Eigenvalue of sum of two specific matrices

Question

Suppose M is a stochastic matrix. Let $\lambda$<1 be an eigenvalue of M. Is it always true that $\lambda$ is also an eigenvalue of $(M-A)$, where $A$ is a matrix full of ones?

Answer 1

Yes, it's true. Suppose $M$ is any complex square matrix whose eigenvalues are $\lambda_1,\lambda_2,\ldots,\lambda_n$. Suppose also that $u$ is a unit eigenvector of $M$ corresponding to the eigenvalue $\lambda_1$ (so that $Mu=\lambda_1u$).
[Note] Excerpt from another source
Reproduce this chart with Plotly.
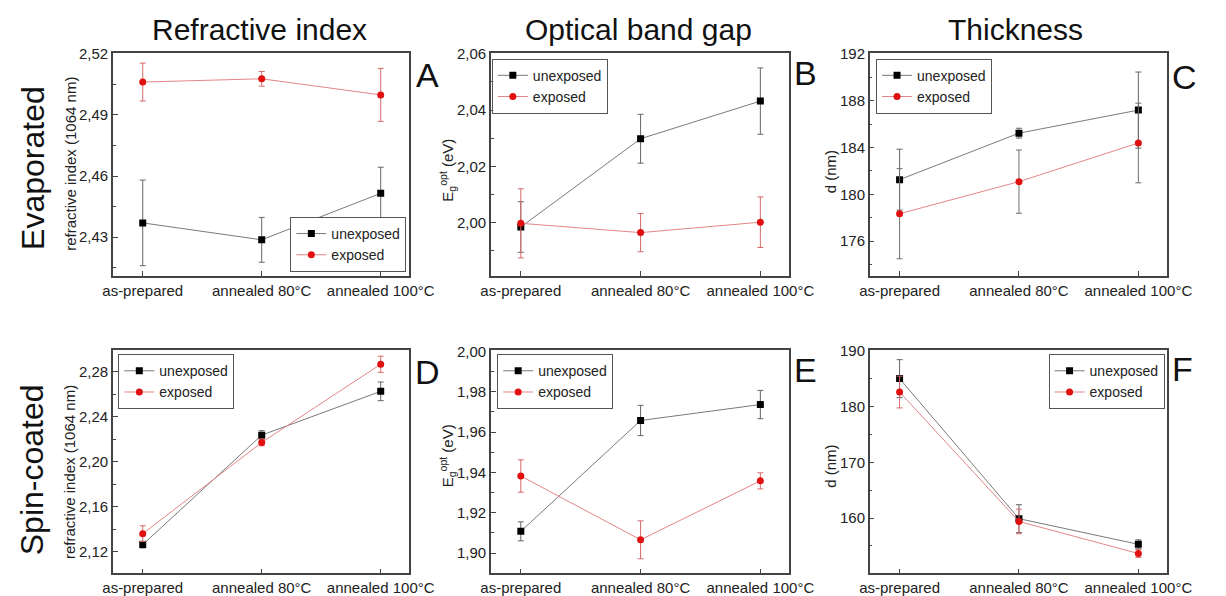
import plotly.graph_objects as go

categories = ["as-prepared", "annealed 80°C", "annealed 100°C"]

# Panel A: Evaporated, refractive index
a_unexp = [2.437, 2.4287, 2.4515]
a_unexp_err = [0.021, 0.011, 0.0128]
a_exp = [2.5061, 2.5077, 2.4998]
a_exp_err = [0.0093, 0.0036, 0.013]
# Panel B: Evaporated, optical band gap
b_unexp = [1.9984, 2.0298, 2.0432]
b_unexp_err = [0.009, 0.0087, 0.0118]
b_exp = [1.9997, 1.9964, 2.0001]
b_exp_err = [0.0123, 0.0068, 0.009]
# Panel C: Evaporated, thickness
c_unexp = [181.26, 185.23, 187.2]
c_unexp_err = [2.6, 0.42, 3.25]
c_exp = [178.35, 181.09, 184.39]
c_exp_err = [3.85, 2.7, 3.4]
# Panel D: Spin-coated, refractive index
d_unexp = [2.1262, 2.2236, 2.2626]
d_unexp_err = [0.003, 0.004, 0.0083]
d_exp = [2.1359, 2.2171, 2.2867]
d_exp_err = [0.007, 0.003, 0.0072]
# Panel E: Spin-coated, optical band gap
e_unexp = [1.9108, 1.9657, 1.9736]
e_unexp_err = [0.0047, 0.0075, 0.007]
e_exp = [1.9382, 1.9066, 1.9358]
e_exp_err = [0.008, 0.0094, 0.004]
# Panel F: Spin-coated, thickness
f_unexp = [185.0, 159.9, 155.3]
f_unexp_err = [3.4, 2.5, 0.8]
f_exp = [182.6, 159.4, 153.65]
f_exp_err = [2.85, 2.2, 0.7]

col_titles = ["Refractive index", "Optical band gap", "Thickness"]
row_titles = ["Evaporated", "Spin-coated"]
panel_letters = ["A", "B", "C", "D", "E", "F"]
y_titles = ["refractive index (1064 nm)", "E<sub>g</sub><sup>opt</sup> (eV)", "d (nm)"]

W, H = 1226, 596
FONT = "Liberation Sans, Arial, sans-serif"

col_px = [(106, 411), (495, 802), (885, 1191)]
row_px = [(46, 272), (347.7, 574)]

panels = [
    dict(u=a_unexp, ue=a_unexp_err, e=a_exp, ee=a_exp_err, yr=[2.411, 2.5202], tick0=2.43, dt=0.03, mdt=0.015, fmt=".2f", exp_err_col="#d86a6a"),
    dict(u=b_unexp, ue=b_unexp_err, e=b_exp, ee=b_exp_err, yr=[1.981, 2.0602], tick0=2.0, dt=0.02, mdt=0.01, fmt=".2f", exp_err_col="#d86a6a"),
    dict(u=c_unexp, ue=c_unexp_err, e=c_exp, ee=c_exp_err, yr=[173.04, 192.05], tick0=176, dt=4, mdt=2, fmt="d", exp_err_col="#707070"),
    dict(u=d_unexp, ue=d_unexp_err, e=d_exp, ee=d_exp_err, yr=[2.1006, 2.299], tick0=2.12, dt=0.04, mdt=0.02, fmt=".2f", exp_err_col="#d86a6a"),
    dict(u=e_unexp, ue=e_unexp_err, e=e_exp, ee=e_exp_err, yr=[1.89, 2.0004], tick0=1.9, dt=0.02, mdt=0.01, fmt=".2f", exp_err_col="#d86a6a"),
    dict(u=f_unexp, ue=f_unexp_err, e=f_exp, ee=f_exp_err, yr=[150.1, 190.05], tick0=160, dt=10, mdt=5, fmt="d", exp_err_col="#d86a6a"),
]

# legend placements (px): (x, y, xanchor, yanchor)
legend_pos = [
    (408, 268, "right", "bottom"),
    (496, 51.5, "left", "top"),
    (891.5, 51.5, "left", "top"),
    (111.5, 351.5, "left", "top"),
    (501.5, 351.5, "left", "top"),
    (1188.5, 351.5, "right", "top"),
]

fig = go.Figure()
layout = dict(
    width=W, height=H, margin=dict(l=0, r=0, t=0, b=0),
    paper_bgcolor="white", plot_bgcolor="white",
    separators=",.",
    font=dict(family=FONT, size=15, color="#222"),
    annotations=[],
)

for i, p in enumerate(panels):
    r, c = divmod(i, 3)
    n = i + 1
    xa = "x" if n == 1 else f"x{n}"
    ya = "y" if n == 1 else f"y{n}"
    leg = "legend" if n == 1 else f"legend{n}"
    fig.add_trace(go.Scatter(
        x=categories, y=p["u"], name="unexposed", mode="lines+markers",
        line=dict(color="#7a7a7a", width=1),
        marker=dict(symbol="square", size=7, color="#000000"),
        error_y=dict(type="data", array=p["ue"], color="#666666", thickness=1, width=3),
        xaxis=xa, yaxis=ya, legend=leg,
    ))
    fig.add_trace(go.Scatter(
        x=categories, y=p["e"], name="exposed", mode="lines+markers",
        line=dict(color="#e58585", width=1),
        marker=dict(symbol="circle", size=7, color="#e01010"),
        error_y=dict(type="data", array=p["ee"], color=p["exp_err_col"], thickness=1, width=3),
        xaxis=xa, yaxis=ya, legend=leg,
    ))
    x0, x1 = col_px[c]
    y0, y1 = row_px[r]
    xkey = "xaxis" if n == 1 else f"xaxis{n}"
    ykey = "yaxis" if n == 1 else f"yaxis{n}"
    layout[xkey] = dict(
        domain=[x0 / W, x1 / W], anchor=ya, type="category",
        range=[-0.25, 2.24], showline=True, mirror=True, linecolor="#444", linewidth=1.5,
        ticks="inside", ticklen=5, tickcolor="#444", showgrid=False, zeroline=False,
        tickfont=dict(size=15, color="#222"),
    )
    layout[ykey] = dict(
        domain=[1 - y1 / H, 1 - y0 / H], anchor=xa,
        range=p["yr"], tick0=p["tick0"], dtick=p["dt"], tickformat=p["fmt"],
        showline=True, mirror=True, linecolor="#444", linewidth=1.5,
        ticks="inside", ticklen=5, tickcolor="#444", showgrid=False, zeroline=False,
        minor=dict(ticks="inside", ticklen=3, tickcolor="#444", tick0=p["tick0"], dtick=p["mdt"], showgrid=False),
        tickfont=dict(size=15, color="#222"),
    )
    lx, ly, xan, yan = legend_pos[i]
    layout[leg] = dict(
        x=lx / W, y=1 - ly / H, xanchor=xan, yanchor=yan,
        bgcolor="white", bordercolor="#555", borderwidth=1,
        font=dict(size=14, color="#222", family=FONT),
        tracegroupgap=0, itemwidth=30,
    )

ann = layout["annotations"]


def add_text(text, x, y, size, color="#111", angle=0):
    ann.append(dict(text=text, x=x / W, y=1 - y / H, xref="paper", yref="paper",
                    xanchor="center", yanchor="middle", textangle=angle,
                    showarrow=False, font=dict(size=size, color=color, family=FONT)))


# column titles
for t, x in zip(col_titles, [257, 647, 1035]):
    add_text(t, x, 22, 30)
# row titles
for t, y in zip(row_titles, [162, 469]):
    add_text(t, 23, y, 32, angle=-90)
# panel letters
letter_pos = [(430, 68), (818.5, 66), (1209, 70), (430, 370), (818.5, 368), (1207, 367)]
for t, (x, y) in zip(panel_letters, letter_pos):
    add_text(t, x, y, 34)
# y axis titles
ytitle_pos = [(62, 158), (450, 165), (845, 166), (62, 471), (450, 455), (845, 465)]
for i, (x, y) in enumerate(ytitle_pos):
    add_text(y_titles[i % 3], x, y, 15, color="#222", angle=-90)

fig.update_layout(**layout)
fig.write_html(
    "out.html",
    post_script="document.body.style.margin='0px';document.body.style.overflow='hidden';",
)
By Schur triangulation, we may write $M=URU^\ast$ where $R$ is an upper triangular matrix whose first diagonal element is $\lambda_1$ and $U$ is a unitary matrix whose first column is $u$. Then $Ue_1=u$, where $e_1=(1,0,\ldots,0)^\top$. It follows that for any vector $v\in\mathbb C^n$, $$ M-uv^\ast = U(R-e_1v^\ast U)U^\ast. $$ $R-e_1v^\ast U$ is upper triangular. Its eigenvalues are its diagonal entries. Hence the eigenvalues of $M-uv^\ast$ are $\lambda_1-v^\ast Ue_1\,=\lambda_1-v^\ast u$ and $\lambda_2,\ldots,\lambda_n$.

In your case, we simply have $\lambda_1=1,\,u=\frac{1}{\sqrt{n}}(1,1,\ldots,1)^\top$ and $v=nu$.